Similarly, I can make a few folds on a piece of paper, turn it into a paper airplane, and make it fly across the room. It’ll dip and crash after about two to three seconds of airtime, but it will, however briefly, fly. Building an airplane that will last for years and fly across the country without killing anyone, that’s a different story. That requires mechanics, engineers, and pilots. Of course, you could try to manage it all yourself, and, if you dedicated yourself to the task over many, many years, you might pull it off, but it’d be much more efficient to rely on the professionals to take you where you need to go.

Likewise, if you’re starting your own business by yourself, and you plan to work in the business by yourself, starting the business is probably something you can do without much effort. But whenever there is more than one person involved, you need to think about more than filing the articles of organization.
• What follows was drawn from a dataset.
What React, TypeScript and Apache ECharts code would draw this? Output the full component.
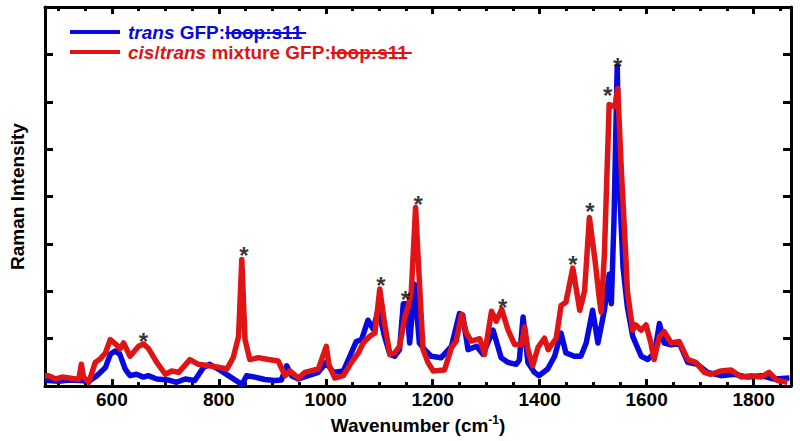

And it’s best to work with professionals to help you get through the process.

If you want your business to start with a solid foundation, for an LLC, you should create an operating agreement containing provisions that deal with any contingency that your business could face. For example:

  • What will happen if one of the owners is killed or disabled while the business is in operation?
  • What happens if an owner needs to be fired or kicked out of the business, whether with or without cause?
  • Does the majority member have the right to drag along the minority members to agree to sell the business against the minority member’s will?
  • What happens if a member gets divorced?
  • If an owner wants to transfer his interest or assign it to someone else, is that ok?
  • What happens if someone is involved with misconduct affecting the company?
  • What happens if a member loses an interest due to bankruptcy? Will the remaining members have a right to repurchase the business?

Putting an operating agreement in place is the best form of insurance to avoid a costly and nasty legal fight after the fact. It also forces you to confront the difficult issues of running a business when everyone is calm and rational. Perhaps more critically, I have had a number of business owners learn during the process of drafting an operating agreement that they don’t want to start a business together.

Suffice it to say, if you can’t handle the process of setting up an operating agreement, you’re probably not suited to running a business together!